===== Information shown

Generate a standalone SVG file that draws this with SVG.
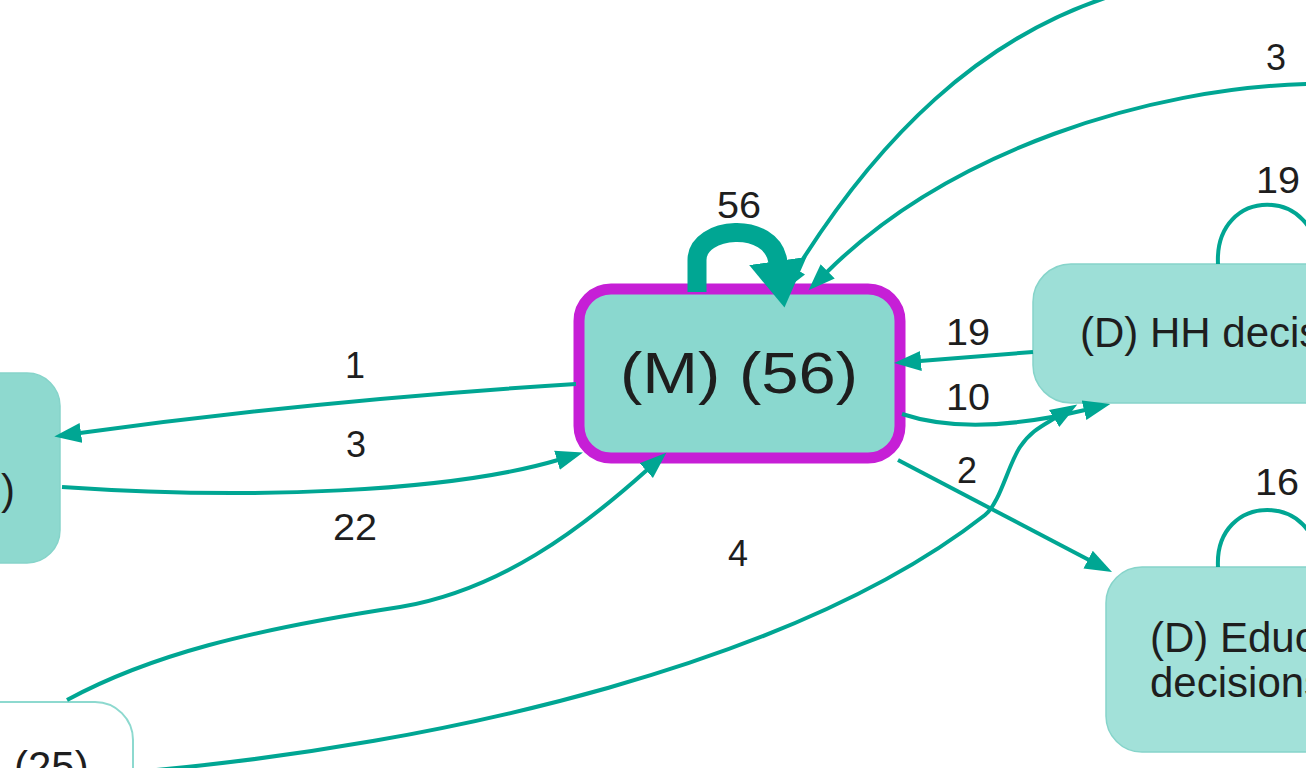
<svg xmlns="http://www.w3.org/2000/svg" width="1306" height="768" viewBox="0 0 1306 768">
<defs>
<style>
.node{stroke:#86d4ca;stroke-width:1.5}
.lbl{font-family:"Liberation Sans",Arial,sans-serif;font-size:42px;fill:#1e1e1e}
.el{font-family:"Liberation Sans",Arial,sans-serif;font-size:36px;fill:#1e1e1e;text-anchor:middle}
.e{fill:none;stroke:#00a693;stroke-width:4}
</style>
<marker id="ah" markerUnits="userSpaceOnUse" viewBox="0 0 28 22" markerWidth="28" markerHeight="22" refX="1" refY="11" orient="auto"><path d="M0,1 L27,11 L0,21 Z" fill="#00a693"/></marker>
<marker id="ahb" markerUnits="userSpaceOnUse" viewBox="0 0 48 58" markerWidth="48" markerHeight="58" refX="1" refY="29" orient="auto"><path d="M0,0 L47,29 L0,58 Z" fill="#00a693"/></marker>
</defs>
<rect width="1306" height="768" fill="#ffffff"/>

<g id="node-left">
<rect class="node" x="-300" y="373" width="360" height="190" rx="33" fill="#8ed9cf"/>
<text class="lbl" x="15" y="504" text-anchor="end">)</text>
</g>
<g id="node-bottom-left">
<rect x="-200" y="702" width="333" height="200" rx="38" fill="#ffffff" stroke="#8dd9cf" stroke-width="2"/>
<text class="lbl" x="14" y="781">(25)</text>
</g>
<g id="node-M">
<rect x="579" y="289" width="321" height="169" rx="32" fill="#8ad8cf" stroke="#c61fd6" stroke-width="11"/>
<text x="739" y="393" text-anchor="middle" font-family="Liberation Sans, Arial, sans-serif" font-size="58" fill="#1e1e1e" textLength="238" lengthAdjust="spacingAndGlyphs">(M) (56)</text>
</g>
<g id="node-HH">
<rect class="node" x="1033" y="264" width="400" height="139" rx="38" fill="#9ddfd7"/>
<text class="lbl" x="1080" y="347">(D) HH decis</text>
</g>
<g id="node-Educ">
<rect class="node" x="1106" y="567" width="400" height="185" rx="36" fill="#a2e1d9"/>
<text class="lbl" x="1150" y="652">(D) Educ</text>
<text class="lbl" x="1150" y="697">decisions</text>
</g>

<g id="connectors">
<path class="e" d="M1105 -2 C980 40,880 135,796 270" marker-end="url(#ah)"/>
<path d="M697 292 L697 260 C697 226,772 220,778 262" fill="none" stroke="#00a693" stroke-width="19" marker-end="url(#ahb)"/>
<path class="e" d="M1308 84 C1150 88,950 150,827 272" marker-end="url(#ah)"/>
<path class="e" d="M576 384 Q320 400,80 433" marker-end="url(#ah)"/>
<path class="e" d="M62 487 C250 500,450 492,558 460" marker-end="url(#ah)"/>
<path class="e" d="M67 700 C150 655,250 630,400 607 C500 590,580 530,647 470" stroke-width="6" marker-end="url(#ah)"/>
<path class="e" d="M134 772 C450 745,800 660,985 515 C1000 503,1008 465,1020 447 C1030 432,1040 427,1055 418" marker-end="url(#ah)"/>
<path class="e" d="M1033 352 L920 361" marker-end="url(#ah)"/>
<path class="e" d="M902 414 C950 430,1010 428,1085 410" marker-end="url(#ah)"/>
<path class="e" d="M898 460 L1089 560" marker-end="url(#ah)"/>
<path class="e" d="M1218 264 C1214 185,1320 185,1318 264"/>
<path class="e" d="M1218 567 C1214 491,1320 491,1318 567"/>
</g>

<g id="connector-labels">
<text class="el" x="739" y="218" textLength="44" lengthAdjust="spacingAndGlyphs">56</text>
<text class="el" x="1276" y="70">3</text>
<text class="el" x="1278" y="193" textLength="44" lengthAdjust="spacingAndGlyphs">19</text>
<text class="el" x="968" y="345" textLength="44" lengthAdjust="spacingAndGlyphs">19</text>
<text class="el" x="968" y="410" textLength="44" lengthAdjust="spacingAndGlyphs">10</text>
<text class="el" x="967" y="483">2</text>
<text class="el" x="1277" y="495" textLength="44" lengthAdjust="spacingAndGlyphs">16</text>
<text class="el" x="355" y="378">1</text>
<text class="el" x="356" y="457">3</text>
<text class="el" x="355" y="540" textLength="44" lengthAdjust="spacingAndGlyphs">22</text>
<text class="el" x="738" y="566">4</text>
</g>
</svg>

==========

## Task requirements
Reproduce each line word for word and drop the pictures.

## Response
Generate a standalone SVG file that draws this with SVG.
<svg xmlns="http://www.w3.org/2000/svg" width="1306" height="768" viewBox="0 0 1306 768">
<defs>
<style>
.node{stroke:#86d4ca;stroke-width:1.5}
.lbl{font-family:"Liberation Sans",Arial,sans-serif;font-size:42px;fill:#1e1e1e}
.el{font-family:"Liberation Sans",Arial,sans-serif;font-size:36px;fill:#1e1e1e;text-anchor:middle}
.e{fill:none;stroke:#00a693;stroke-width:4}
</style>
<marker id="ah" markerUnits="userSpaceOnUse" viewBox="0 0 28 22" markerWidth="28" markerHeight="22" refX="1" refY="11" orient="auto"><path d="M0,1 L27,11 L0,21 Z" fill="#00a693"/></marker>
<marker id="ahb" markerUnits="userSpaceOnUse" viewBox="0 0 48 58" markerWidth="48" markerHeight="58" refX="1" refY="29" orient="auto"><path d="M0,0 L47,29 L0,58 Z" fill="#00a693"/></marker>
</defs>
<rect width="1306" height="768" fill="#ffffff"/>

<g id="node-left">
<rect class="node" x="-300" y="373" width="360" height="190" rx="33" fill="#8ed9cf"/>
<text class="lbl" x="15" y="504" text-anchor="end">)</text>
</g>
<g id="node-bottom-left">
<rect x="-200" y="702" width="333" height="200" rx="38" fill="#ffffff" stroke="#8dd9cf" stroke-width="2"/>
<text class="lbl" x="14" y="781">(25)</text>
</g>
<g id="node-M">
<rect x="579" y="289" width="321" height="169" rx="32" fill="#8ad8cf" stroke="#c61fd6" stroke-width="11"/>
<text x="739" y="393" text-anchor="middle" font-family="Liberation Sans, Arial, sans-serif" font-size="58" fill="#1e1e1e" textLength="238" lengthAdjust="spacingAndGlyphs">(M) (56)</text>
</g>
<g id="node-HH">
<rect class="node" x="1033" y="264" width="400" height="139" rx="38" fill="#9ddfd7"/>
<text class="lbl" x="1080" y="347">(D) HH decis</text>
</g>
<g id="node-Educ">
<rect class="node" x="1106" y="567" width="400" height="185" rx="36" fill="#a2e1d9"/>
<text class="lbl" x="1150" y="652">(D) Educ</text>
<text class="lbl" x="1150" y="697">decisions</text>
</g>

<g id="connectors">
<path class="e" d="M1105 -2 C980 40,880 135,796 270" marker-end="url(#ah)"/>
<path d="M697 292 L697 260 C697 226,772 220,778 262" fill="none" stroke="#00a693" stroke-width="19" marker-end="url(#ahb)"/>
<path class="e" d="M1308 84 C1150 88,950 150,827 272" marker-end="url(#ah)"/>
<path class="e" d="M576 384 Q320 400,80 433" marker-end="url(#ah)"/>
<path class="e" d="M62 487 C250 500,450 492,558 460" marker-end="url(#ah)"/>
<path class="e" d="M67 700 C150 655,250 630,400 607 C500 590,580 530,647 470" stroke-width="6" marker-end="url(#ah)"/>
<path class="e" d="M134 772 C450 745,800 660,985 515 C1000 503,1008 465,1020 447 C1030 432,1040 427,1055 418" marker-end="url(#ah)"/>
<path class="e" d="M1033 352 L920 361" marker-end="url(#ah)"/>
<path class="e" d="M902 414 C950 430,1010 428,1085 410" marker-end="url(#ah)"/>
<path class="e" d="M898 460 L1089 560" marker-end="url(#ah)"/>
<path class="e" d="M1218 264 C1214 185,1320 185,1318 264"/>
<path class="e" d="M1218 567 C1214 491,1320 491,1318 567"/>
</g>

<g id="connector-labels">
<text class="el" x="739" y="218" textLength="44" lengthAdjust="spacingAndGlyphs">56</text>
<text class="el" x="1276" y="70">3</text>
<text class="el" x="1278" y="193" textLength="44" lengthAdjust="spacingAndGlyphs">19</text>
<text class="el" x="968" y="345" textLength="44" lengthAdjust="spacingAndGlyphs">19</text>
<text class="el" x="968" y="410" textLength="44" lengthAdjust="spacingAndGlyphs">10</text>
<text class="el" x="967" y="483">2</text>
<text class="el" x="1277" y="495" textLength="44" lengthAdjust="spacingAndGlyphs">16</text>
<text class="el" x="355" y="378">1</text>
<text class="el" x="356" y="457">3</text>
<text class="el" x="355" y="540" textLength="44" lengthAdjust="spacingAndGlyphs">22</text>
<text class="el" x="738" y="566">4</text>
</g>
</svg>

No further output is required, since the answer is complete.